Chracteristics of work hardened surface layer on austenitic stainless steels and its relation to SCC susceptibility in high temperature water

It is widely accepted that cold worked austenitic stainless steels have shown high stress corrosion cracking (SCC) susceptibility in both actual nuclear power plants and experimental studies. However, the dominant factor in the work hardened surface layer for SCC initiation is not fully understood. In this study, detailed characterizations of the work hardened surface layers formed on type 316L stainless steels with different surface finish methods (grinder, emery paper, and colloidal silica) were carried out using transmission electron microscopy (TEM) and an electron backscatter diffraction (EBSD) technique. The mechanistic relationship between these characteristics and the SCC susceptibility in high temperature water was also investigated. The ultrafine-grained layer and plastic flow region were clearly formed on the top surface, even by the emery paper finish, which is considered to be a relatively mild surface finish method. There is no significant difference in the top surface microstructure between grinder and emery paper finished specimen.
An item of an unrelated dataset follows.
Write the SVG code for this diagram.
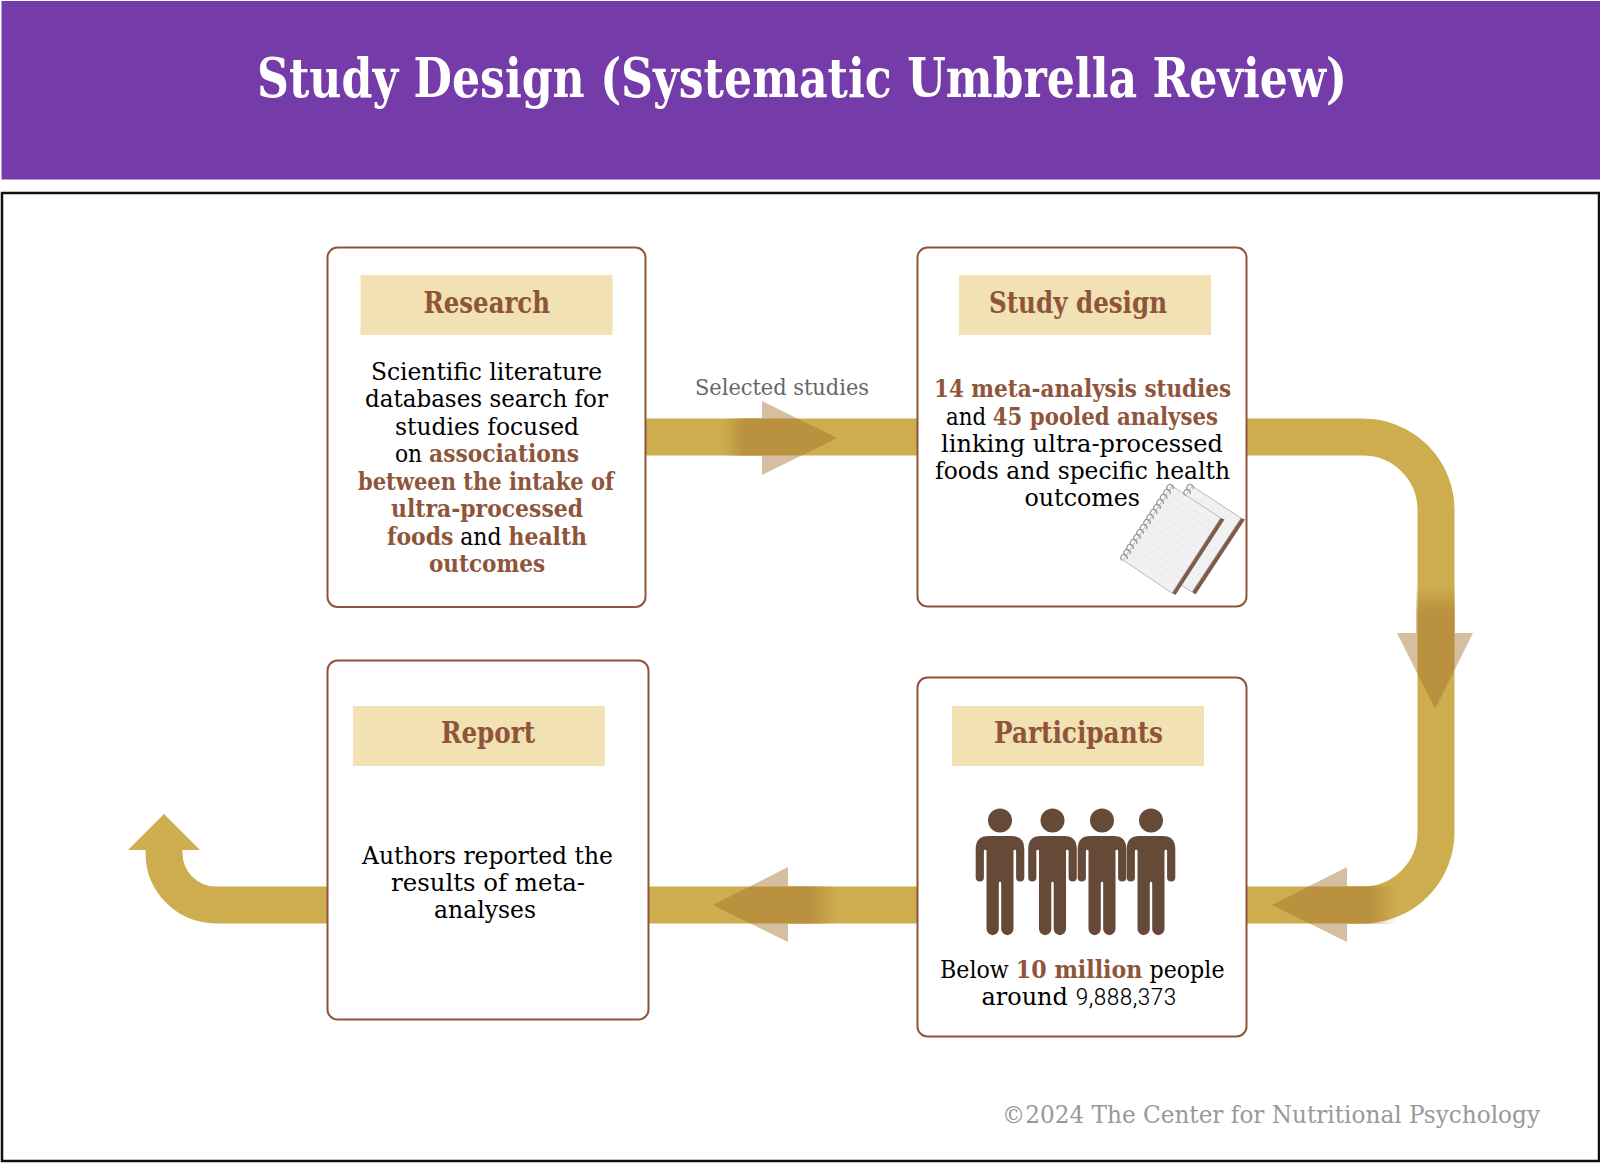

However, for the grinder finished specimen, a highly deformed zone corresponding to the hardened layer was observed. The EBSD analysis revealed a significant local strain accumulation in the grinder finish specimen, while the local strain concentration was very limited in the other two specimens. Only the grinder finished specimen showed significant IGSCC susceptibility. The results suggest that an ultrafine-grained layer and a plastic flow region should not be detrimental to SCC resistance. The significant local strain accumulation near the grain boundary just beneath the recrystallized layer can strongly affect SCC susceptibility from the microstructural point of view.